Weak rainbow saturation numbers of graphs
Xihe Li, Jie Ma, Tianying Xie
TL;DR
We address the weak rainbow saturation problem for a fixed graph $H$ and establish that the linear growth rate ${\rm rwsat}(n,H)$ has a well-defined asymptotic density: ${\lim_{n\to\infty}}{\rm rwsat}(n,H)/n$ exists for every non-empty $H$. The authors develop a subadditive framework and a series of lemmas to glue together smaller weakly rainbow saturated graphs while preserving the property, then apply Fekete's lemma to obtain the limit.

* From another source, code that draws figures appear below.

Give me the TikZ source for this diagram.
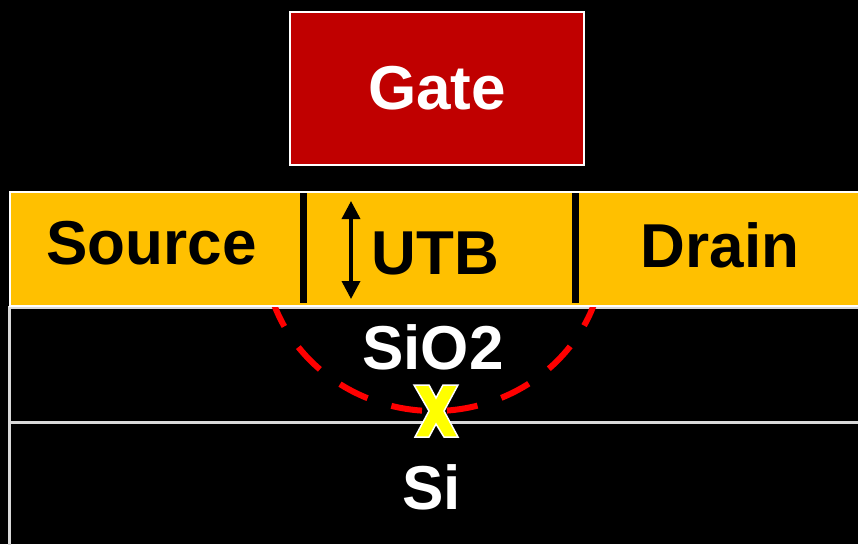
\documentclass[tikz,border=0pt]{standalone}
\usepackage{fontspec}
\setmainfont{Liberation Sans}
\usetikzlibrary{arrows.meta}
\definecolor{gatered}{HTML}{C00000}
\definecolor{sdyellow}{HTML}{FFC000}
\definecolor{markyellow}{HTML}{FFFF00}
\definecolor{edgegray}{HTML}{D9D9D9}
\tikzset{
  bigtext/.style={font=\fontsize{62}{62}\selectfont\bfseries,inner sep=0pt},
  layerline/.style={draw=edgegray,line width=3pt},
  bar/.style={black,line width=7pt},
}
\begin{document}
\begin{tikzpicture}[x=1pt,y=-1pt]
  \useasboundingbox (0,0) rectangle (858,544);
  \clip (0,0) rectangle (858,544);
  \fill[black] (0,0) rectangle (858,544);
  % Si and SiO2 layers
  \path[layerline] (9.5,422) rectangle (880,570);
  \path[layerline] (9.5,307) rectangle (880,422);
  % dashed arc
  \coordinate (arccentre) at (434,250);
  \draw[red,line width=6pt,dash pattern=on 31pt off 25pt]
    ([shift={(162.6:170 and 161)}]arccentre)
    arc[start angle=162.6,end angle=18,x radius=170,y radius=161];
  % source / UTB / drain layer
  \path[fill=sdyellow,draw=white,line width=2pt] (9.5,192) rectangle (880,306);
  \draw[bar] (303,193) -- (303,303);
  \draw[bar] (575,193) -- (575,303);
  \coordinate (utbtop) at (351,201);
  \coordinate (utbbottom) at (351,299);
  \draw[line width=3.5pt,{Triangle[width=18pt,length=18pt]}-{Triangle[width=18pt,length=18pt]}]
    (utbtop) -- (utbbottom);
  % gate
  \node[bigtext,fill=gatered,draw=white,line width=2pt,text=white,
    minimum width=294pt,minimum height=153pt] (gate) at (437,88.5) {Gate};
  % labels
  \node[bigtext,anchor=base] (source) at (151.5,264) {Source};
  \node[bigtext,anchor=base] (utb) at (435.5,274) {UTB};
  \node[bigtext,anchor=base] (drain) at (720,267) {Drain};
  \node[bigtext,anchor=base,text=white] (sio2) at (433,369) {SiO2};
  \node[bigtext,anchor=base,text=white] (si) at (431.5,509) {Si};
  % yellow cross
  \coordinate (xmark) at (436,411);
  \filldraw[fill=markyellow,draw=white,line width=1.5pt,shift={(xmark)}]
    (-22,-26) -- (-7,-26) -- (0,-13) -- (7,-26) -- (22,-26) -- (8,0)
    -- (22,26) -- (8,26) -- (0,13) -- (-7,26) -- (-21,26) -- (-7,0) -- cycle;
\end{tikzpicture}
\end{document}
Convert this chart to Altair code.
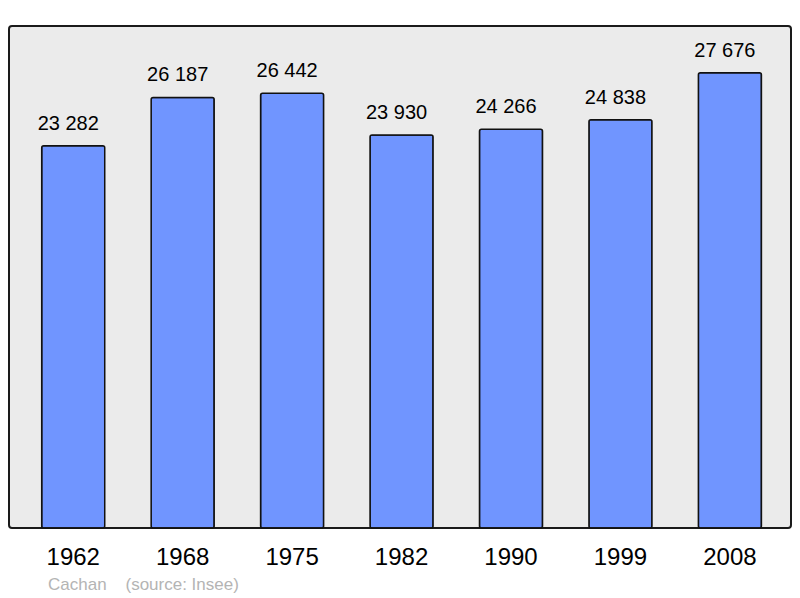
import altair as alt
import pandas as pd

years = ["1962", "1968", "1975", "1982", "1990", "1999", "2008"]
population = [23282, 26187, 26442, 23930, 24266, 24838, 27676]
labels = ["23 282", "26 187", "26 442", "23 930", "24 266", "24 838", "27 676"]

df = pd.DataFrame({"year": years, "pop": population, "label": labels})

W, H = 782, 502
FONT = "Liberation Sans"

x = alt.X("year:N", sort=years, title=None,
          scale=alt.Scale(paddingInner=0.424, paddingOuter=0.2845, align=0.525, round=False),
          axis=alt.Axis(ticks=False, domain=False, labelAngle=0, labelFontSize=24,
                        labelFont=FONT, labelColor="#000000", labelBaseline="alphabetic",
                        labelPadding=36, tickSize=0, grid=False))
y = alt.Y("pop:Q", title=None,
          scale=alt.Scale(domain=[270, 30485], zero=False, nice=False, clamp=True),
          axis=None)

bars = alt.Chart(df).mark_bar(
    color="#7095FF", filled=True, fill="#7095FF", fillOpacity=1,
    stroke="#111111", strokeWidth=1.5, cornerRadius=2
).encode(x=x, y=y)

text = alt.Chart(df).mark_text(
    baseline="alphabetic", dy=-16, dx=-5, fontSize=20, font=FONT, color="#000000"
).encode(x=x, y=y, text="label:N")

chart = alt.layer(bars, text).properties(
    width=W, height=H,
    padding={"left": 1, "top": 18, "right": 1, "bottom": 0},
    title=alt.TitleParams(
        "Cachan\u00a0\u00a0\u00a0\u00a0(source: Insee)",
        orient="bottom", anchor="start", frame="group", dx=39, offset=8,
        fontSize=17, font=FONT, fontWeight="normal", color="#b4b4b4",
    ),
).configure_view(
    fill="#EBEBEB", stroke="#1a1a1a", strokeWidth=2, cornerRadius=3
)

chart.save("out.html", embed_options={"renderer": "svg", "actions": False})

They provide lower and upper bounds in terms of $\delta'(H)$ and a parameter $f(H)$, showing the limit is zero precisely when $H$ contains a pendant edge, and strictly positive otherwise. The results generalize prior work on rainbow saturation and resolve an open question of Behague et al., offering a unified picture for the asymptotics of weak rainbow saturation across all non-empty graphs, including implications for cycles and complete graphs.
Abstract
For a fixed graph $H$, we say that an edge-colored graph $G$ is \emph{weakly $H$-rainbow saturated} if there exists an ordering $e_1, e_2, \ldots, e_m$ of $E\left(\overline{G}\right)$ such that, for any list $c_1, c_2, \ldots, c_m$ of pairwise distinct colors from $\mathbb{N}$, the non-edges $e_i$ in color $c_i$ can be added to $G$, one at a time, so that every added edge creates a new rainbow copy of $H$. The \emph{weak rainbow saturation number} of $H$, denoted by $rwsat(n,H)$, is the minimum number of edges in a weakly $H$-rainbow saturated graph on $n$ vertices. In this paper, we show that for any non-empty graph $H$, the limit $\lim_{n\to \infty} \frac{rwsat(n, H)}{n}$ exists. This answers a question of Behague, Johnston, Letzter, Morrison and Ogden [{\it SIAM J. Discrete Math.} (2023)]. We also provide lower and upper bounds on this limit, and in particular, we show that this limit is nonzero if and only if $H$ contains no pendant edges.